Dieter bevindt zich in het gezelschap van Jan, een oude studiegenoot van me die thans schrijft voor een gratis dagblad dat pendelaars wakker houdt wanneer zij naar hun werk sporen. Jan zou wel een koffie lusten. “Zwart of met suiker?”, vraagt Dieter. Op simpel verzoek tovert hij een zakje te voorschijn.
“Waarom blijven jullie eigenlijk naar hier komen?”, vraagt Jan niet onvriendelijk, maar wel verwonderd.
“Jezus zei: ‘Vertel het Evangelie aan de mensen.’ Álle mensen”, antwoordt Dieter.
“Zijn de mensen hier zondaars die bekeerd moeten worden?”

“Alle mensen zijn zondig.

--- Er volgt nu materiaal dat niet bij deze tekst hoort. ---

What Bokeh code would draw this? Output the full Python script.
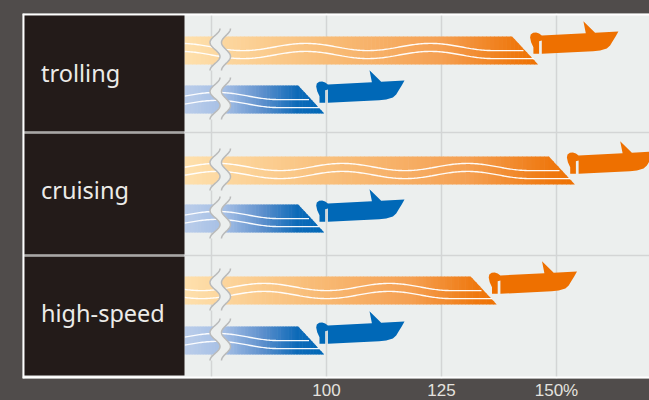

Ik sluit mezelf niet uit. Maar ik doe wel moeite om volgens de tien geboden te leven en God niet te lasteren door te vloeken.”
“Maar hoe kan ik God lasteren wanneer ik niet geloof dat Hij bestaat?”, vraag ik.
“Dat geloven is op zichzelf als godslastering omdat je eigen mening belangrijker vindt dan Zijn bestaan”, repliceert Dieter, die er ons ook van probeert te overtuigen dat we moeten opletten met alcohol. “Alcohol heeft macht over jullie leven”, stelt hij.
“Dat is zeker waar,” bevestig ik, “net zoals jouw geloof een macht heeft over jouw leven.”
“Dat is waar”, moet ook Dieter toegeven, maar voor hij een nieuw antwoord kan formuleren, mengt een andere atheïst zich in het gesprek.
“De dinosaurussen! Gij gelooft in het scheppingsverhaal, maar leg mij eens uit hoe het kwam dat er reeds dino’s rondliepen voor de aarde bestond?”

“Ze vlogen gewoon door het heelal met hun jetpacks”, werp ik op, beseffend dat ik de discussie daarmee niet vooruit help, maar ik moet pissen en dan is een kwinkslag best veroorloofd.
Jan en ik laten Dieter achter met het Woord van God veilig onder zijn hoede en gaan checken hoe het zit met de gepatenteerde zondaressen Annelies en Anne-Marie. Dat blijkt wel mee te vallen, enkele terechte woede-opstoten over bepaalde specimens van het mannelijke geslacht niet te na gesproken. “De Vlasmarkt is het ideale plein om je diepste emoties te uiten”, besluit Anne-Marie de nacht, waarna de schaarse overblijvende feestvierders elkaar gedag wensen en huiswaarts keren.